Lift out all lines below that contain "this".

::::::::::

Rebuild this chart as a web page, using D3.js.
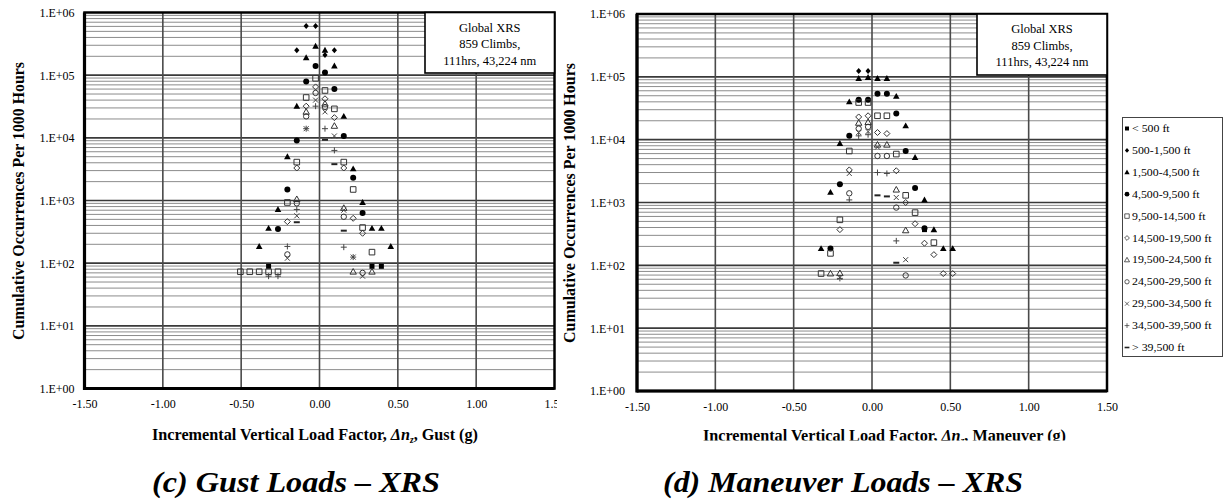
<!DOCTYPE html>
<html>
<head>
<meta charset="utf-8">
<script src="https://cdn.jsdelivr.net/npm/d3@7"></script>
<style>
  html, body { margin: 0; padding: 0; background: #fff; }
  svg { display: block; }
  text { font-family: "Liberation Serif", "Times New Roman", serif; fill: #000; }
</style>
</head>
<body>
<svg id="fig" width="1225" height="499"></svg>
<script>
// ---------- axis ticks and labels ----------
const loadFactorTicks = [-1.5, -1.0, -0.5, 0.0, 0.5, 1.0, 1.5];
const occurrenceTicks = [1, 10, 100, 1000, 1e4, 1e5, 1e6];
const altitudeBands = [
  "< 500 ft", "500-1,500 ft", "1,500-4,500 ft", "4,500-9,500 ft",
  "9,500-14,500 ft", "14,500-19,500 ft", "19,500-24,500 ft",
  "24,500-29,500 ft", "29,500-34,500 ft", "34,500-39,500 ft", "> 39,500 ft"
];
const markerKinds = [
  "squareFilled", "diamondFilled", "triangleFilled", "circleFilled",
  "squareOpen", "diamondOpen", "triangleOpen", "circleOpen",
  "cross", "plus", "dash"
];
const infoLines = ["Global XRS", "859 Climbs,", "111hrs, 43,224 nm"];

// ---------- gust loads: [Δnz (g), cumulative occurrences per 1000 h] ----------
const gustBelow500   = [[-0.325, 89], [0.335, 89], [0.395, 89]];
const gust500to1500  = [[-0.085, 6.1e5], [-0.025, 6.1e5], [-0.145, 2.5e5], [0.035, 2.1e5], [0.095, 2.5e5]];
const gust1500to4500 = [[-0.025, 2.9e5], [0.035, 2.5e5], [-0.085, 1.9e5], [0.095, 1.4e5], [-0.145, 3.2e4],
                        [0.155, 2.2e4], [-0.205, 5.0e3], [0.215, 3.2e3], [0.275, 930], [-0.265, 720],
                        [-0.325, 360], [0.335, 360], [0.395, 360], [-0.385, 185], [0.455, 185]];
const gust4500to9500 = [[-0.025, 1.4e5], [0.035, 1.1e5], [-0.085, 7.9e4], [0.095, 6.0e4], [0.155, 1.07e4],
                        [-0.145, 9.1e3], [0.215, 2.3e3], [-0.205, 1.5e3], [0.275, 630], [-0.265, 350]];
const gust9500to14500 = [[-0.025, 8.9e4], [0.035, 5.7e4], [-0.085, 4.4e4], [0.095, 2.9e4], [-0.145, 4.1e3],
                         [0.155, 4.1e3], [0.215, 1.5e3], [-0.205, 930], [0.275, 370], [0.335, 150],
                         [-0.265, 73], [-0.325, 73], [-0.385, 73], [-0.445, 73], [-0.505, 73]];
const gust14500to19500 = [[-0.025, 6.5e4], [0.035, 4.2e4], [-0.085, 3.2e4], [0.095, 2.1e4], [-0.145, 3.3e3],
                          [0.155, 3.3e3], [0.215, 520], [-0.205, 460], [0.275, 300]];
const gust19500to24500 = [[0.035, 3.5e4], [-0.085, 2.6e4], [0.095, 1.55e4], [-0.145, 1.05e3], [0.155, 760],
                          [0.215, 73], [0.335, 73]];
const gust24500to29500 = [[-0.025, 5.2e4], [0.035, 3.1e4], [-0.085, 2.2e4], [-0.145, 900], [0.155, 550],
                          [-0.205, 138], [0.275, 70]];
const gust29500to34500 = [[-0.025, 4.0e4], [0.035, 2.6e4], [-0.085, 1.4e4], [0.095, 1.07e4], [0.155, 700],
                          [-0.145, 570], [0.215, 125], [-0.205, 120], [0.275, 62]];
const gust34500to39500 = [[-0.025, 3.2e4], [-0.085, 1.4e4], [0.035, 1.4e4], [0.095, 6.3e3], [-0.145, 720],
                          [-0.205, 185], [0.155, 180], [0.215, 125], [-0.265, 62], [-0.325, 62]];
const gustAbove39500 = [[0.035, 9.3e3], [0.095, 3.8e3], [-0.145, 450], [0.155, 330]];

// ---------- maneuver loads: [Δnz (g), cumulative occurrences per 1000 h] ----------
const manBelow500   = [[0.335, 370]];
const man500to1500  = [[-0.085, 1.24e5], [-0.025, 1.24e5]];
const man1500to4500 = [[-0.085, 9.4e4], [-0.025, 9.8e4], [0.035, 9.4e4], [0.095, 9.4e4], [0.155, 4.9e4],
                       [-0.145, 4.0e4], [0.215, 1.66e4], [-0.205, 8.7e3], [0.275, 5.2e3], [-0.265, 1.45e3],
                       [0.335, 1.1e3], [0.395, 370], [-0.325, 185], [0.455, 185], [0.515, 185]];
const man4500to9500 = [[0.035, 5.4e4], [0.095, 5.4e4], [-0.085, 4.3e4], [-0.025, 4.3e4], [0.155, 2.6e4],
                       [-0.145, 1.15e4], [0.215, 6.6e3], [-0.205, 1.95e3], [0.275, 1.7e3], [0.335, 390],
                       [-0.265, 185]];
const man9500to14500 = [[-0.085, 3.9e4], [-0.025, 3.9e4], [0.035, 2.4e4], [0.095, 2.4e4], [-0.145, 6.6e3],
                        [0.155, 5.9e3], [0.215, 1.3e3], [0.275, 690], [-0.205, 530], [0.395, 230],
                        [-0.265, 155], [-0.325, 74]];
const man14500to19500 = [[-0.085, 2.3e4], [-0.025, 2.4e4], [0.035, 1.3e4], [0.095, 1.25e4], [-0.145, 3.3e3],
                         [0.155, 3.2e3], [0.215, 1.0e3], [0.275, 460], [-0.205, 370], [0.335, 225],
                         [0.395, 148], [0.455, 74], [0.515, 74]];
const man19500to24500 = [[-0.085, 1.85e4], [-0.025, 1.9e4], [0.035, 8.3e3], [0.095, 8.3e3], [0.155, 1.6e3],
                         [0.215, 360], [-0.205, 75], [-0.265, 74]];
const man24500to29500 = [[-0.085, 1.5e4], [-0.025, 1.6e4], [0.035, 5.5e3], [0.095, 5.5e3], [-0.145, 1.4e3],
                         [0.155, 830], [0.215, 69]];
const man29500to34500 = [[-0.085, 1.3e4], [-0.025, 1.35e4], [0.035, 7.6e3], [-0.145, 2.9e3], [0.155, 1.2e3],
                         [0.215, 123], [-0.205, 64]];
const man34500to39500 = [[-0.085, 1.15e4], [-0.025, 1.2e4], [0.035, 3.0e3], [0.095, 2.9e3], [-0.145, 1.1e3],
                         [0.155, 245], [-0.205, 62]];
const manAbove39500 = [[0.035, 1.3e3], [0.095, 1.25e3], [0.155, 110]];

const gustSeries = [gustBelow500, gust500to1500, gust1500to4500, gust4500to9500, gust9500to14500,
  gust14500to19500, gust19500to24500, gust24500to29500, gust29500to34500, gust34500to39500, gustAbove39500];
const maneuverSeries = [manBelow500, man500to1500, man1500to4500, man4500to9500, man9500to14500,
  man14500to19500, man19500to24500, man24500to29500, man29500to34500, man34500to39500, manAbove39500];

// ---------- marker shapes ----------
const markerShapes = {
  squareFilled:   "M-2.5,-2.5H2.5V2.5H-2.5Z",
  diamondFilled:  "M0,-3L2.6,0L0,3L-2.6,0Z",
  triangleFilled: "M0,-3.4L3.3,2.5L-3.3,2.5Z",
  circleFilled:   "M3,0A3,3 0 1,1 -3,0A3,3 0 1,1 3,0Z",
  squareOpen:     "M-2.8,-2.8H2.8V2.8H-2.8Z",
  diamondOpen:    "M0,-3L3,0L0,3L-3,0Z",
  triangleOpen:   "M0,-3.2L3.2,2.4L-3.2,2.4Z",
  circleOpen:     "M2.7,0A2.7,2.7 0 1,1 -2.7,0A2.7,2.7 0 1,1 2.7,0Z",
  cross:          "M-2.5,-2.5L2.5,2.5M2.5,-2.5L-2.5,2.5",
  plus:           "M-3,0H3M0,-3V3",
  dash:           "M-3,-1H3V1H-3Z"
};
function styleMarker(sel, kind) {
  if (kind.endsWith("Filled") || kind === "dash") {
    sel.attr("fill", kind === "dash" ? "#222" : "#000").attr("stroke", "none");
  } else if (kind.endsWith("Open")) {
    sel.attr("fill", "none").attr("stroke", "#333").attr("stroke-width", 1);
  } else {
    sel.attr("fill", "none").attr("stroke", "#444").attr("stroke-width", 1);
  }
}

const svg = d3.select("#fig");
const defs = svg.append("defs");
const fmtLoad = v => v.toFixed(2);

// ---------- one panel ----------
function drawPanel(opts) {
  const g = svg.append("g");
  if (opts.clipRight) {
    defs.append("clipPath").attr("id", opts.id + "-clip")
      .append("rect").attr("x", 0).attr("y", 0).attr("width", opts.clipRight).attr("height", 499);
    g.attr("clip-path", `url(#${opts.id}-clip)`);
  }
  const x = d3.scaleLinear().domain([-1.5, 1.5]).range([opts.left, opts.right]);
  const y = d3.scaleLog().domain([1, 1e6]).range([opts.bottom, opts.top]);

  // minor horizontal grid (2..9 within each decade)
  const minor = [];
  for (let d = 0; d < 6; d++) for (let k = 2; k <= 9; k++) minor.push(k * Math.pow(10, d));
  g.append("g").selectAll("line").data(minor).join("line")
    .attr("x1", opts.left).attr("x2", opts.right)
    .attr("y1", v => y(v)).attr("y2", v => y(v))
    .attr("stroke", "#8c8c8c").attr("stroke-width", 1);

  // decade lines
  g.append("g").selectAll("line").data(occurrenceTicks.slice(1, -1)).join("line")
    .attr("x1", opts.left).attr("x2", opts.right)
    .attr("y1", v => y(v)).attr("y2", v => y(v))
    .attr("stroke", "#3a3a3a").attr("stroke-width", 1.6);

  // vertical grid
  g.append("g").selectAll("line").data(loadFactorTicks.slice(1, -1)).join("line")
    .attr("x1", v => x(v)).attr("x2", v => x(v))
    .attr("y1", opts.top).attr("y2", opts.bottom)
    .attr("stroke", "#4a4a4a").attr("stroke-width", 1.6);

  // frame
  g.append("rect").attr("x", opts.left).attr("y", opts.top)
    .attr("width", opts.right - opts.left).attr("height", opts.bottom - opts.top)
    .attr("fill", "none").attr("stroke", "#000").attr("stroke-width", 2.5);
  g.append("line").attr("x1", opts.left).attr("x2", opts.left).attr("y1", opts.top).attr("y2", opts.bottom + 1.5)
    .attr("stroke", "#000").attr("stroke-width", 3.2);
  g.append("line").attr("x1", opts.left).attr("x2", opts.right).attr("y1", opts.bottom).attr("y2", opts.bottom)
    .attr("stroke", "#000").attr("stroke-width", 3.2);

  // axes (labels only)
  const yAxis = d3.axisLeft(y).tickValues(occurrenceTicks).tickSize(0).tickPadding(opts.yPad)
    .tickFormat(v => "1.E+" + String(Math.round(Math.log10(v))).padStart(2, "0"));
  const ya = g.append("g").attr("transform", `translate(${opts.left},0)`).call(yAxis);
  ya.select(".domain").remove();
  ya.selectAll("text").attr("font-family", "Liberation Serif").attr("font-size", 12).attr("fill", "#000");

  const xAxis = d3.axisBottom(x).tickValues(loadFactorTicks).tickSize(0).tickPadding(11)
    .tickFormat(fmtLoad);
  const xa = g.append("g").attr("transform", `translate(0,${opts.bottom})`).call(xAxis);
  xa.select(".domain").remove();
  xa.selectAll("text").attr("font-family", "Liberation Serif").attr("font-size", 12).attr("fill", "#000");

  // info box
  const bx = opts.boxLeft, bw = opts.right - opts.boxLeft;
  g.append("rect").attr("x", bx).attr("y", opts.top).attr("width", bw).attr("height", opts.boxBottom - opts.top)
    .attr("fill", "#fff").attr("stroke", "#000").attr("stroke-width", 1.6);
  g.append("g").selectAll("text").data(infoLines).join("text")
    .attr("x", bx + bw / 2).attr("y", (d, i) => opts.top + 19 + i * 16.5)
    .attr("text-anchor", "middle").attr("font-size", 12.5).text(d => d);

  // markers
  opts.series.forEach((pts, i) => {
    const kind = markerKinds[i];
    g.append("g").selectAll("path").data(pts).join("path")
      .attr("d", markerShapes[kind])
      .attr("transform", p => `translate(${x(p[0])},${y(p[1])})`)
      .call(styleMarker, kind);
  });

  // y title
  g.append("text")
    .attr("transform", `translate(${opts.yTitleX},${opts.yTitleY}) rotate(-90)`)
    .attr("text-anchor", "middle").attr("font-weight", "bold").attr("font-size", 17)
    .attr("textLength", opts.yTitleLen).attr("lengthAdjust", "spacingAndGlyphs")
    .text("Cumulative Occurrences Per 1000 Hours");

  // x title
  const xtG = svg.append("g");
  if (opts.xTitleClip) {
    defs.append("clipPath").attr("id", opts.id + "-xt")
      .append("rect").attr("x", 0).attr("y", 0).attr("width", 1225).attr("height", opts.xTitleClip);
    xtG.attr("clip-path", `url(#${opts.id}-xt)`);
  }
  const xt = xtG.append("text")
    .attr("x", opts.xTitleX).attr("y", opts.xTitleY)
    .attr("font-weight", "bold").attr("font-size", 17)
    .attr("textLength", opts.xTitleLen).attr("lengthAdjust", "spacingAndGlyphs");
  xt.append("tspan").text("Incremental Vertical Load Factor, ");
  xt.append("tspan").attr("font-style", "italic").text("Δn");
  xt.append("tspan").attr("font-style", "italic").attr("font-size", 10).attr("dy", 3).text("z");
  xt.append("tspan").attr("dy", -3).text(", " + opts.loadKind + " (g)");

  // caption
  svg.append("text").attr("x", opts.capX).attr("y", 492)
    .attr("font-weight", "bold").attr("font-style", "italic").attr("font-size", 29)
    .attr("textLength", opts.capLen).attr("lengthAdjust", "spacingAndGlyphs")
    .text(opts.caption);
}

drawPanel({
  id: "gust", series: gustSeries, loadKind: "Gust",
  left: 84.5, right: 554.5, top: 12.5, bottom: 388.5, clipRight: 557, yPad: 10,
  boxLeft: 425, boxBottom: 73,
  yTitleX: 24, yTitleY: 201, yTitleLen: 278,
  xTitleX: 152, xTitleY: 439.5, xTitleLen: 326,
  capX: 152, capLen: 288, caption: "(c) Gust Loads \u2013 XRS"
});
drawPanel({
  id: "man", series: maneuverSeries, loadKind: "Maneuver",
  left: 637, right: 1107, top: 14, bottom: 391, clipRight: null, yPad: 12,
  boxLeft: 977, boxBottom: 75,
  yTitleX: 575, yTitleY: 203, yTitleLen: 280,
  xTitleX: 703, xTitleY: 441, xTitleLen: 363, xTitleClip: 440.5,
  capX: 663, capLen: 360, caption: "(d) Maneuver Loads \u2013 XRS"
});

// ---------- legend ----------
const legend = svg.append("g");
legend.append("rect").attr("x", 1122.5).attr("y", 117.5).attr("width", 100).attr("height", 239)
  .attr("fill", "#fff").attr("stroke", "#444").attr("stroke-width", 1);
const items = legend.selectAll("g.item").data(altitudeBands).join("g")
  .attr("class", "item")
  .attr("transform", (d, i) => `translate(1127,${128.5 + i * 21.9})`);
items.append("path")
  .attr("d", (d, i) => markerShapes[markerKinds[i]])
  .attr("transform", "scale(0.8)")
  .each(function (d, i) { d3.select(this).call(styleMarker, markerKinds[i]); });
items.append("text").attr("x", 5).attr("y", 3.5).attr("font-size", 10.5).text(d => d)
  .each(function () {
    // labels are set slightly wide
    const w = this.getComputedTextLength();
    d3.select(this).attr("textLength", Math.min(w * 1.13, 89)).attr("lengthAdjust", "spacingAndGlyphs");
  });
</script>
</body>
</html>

::::::::::

Correct response —
Rebuild this chart as a web page, using D3.js.
  .each(function (d, i) { d3.select(this).call(styleMarker, markerKinds[i]); });
    const w = this.getComputedTextLength();
    d3.select(this).attr("textLength", Math.min(w * 1.13, 89)).attr("lengthAdjust", "spacingAndGlyphs");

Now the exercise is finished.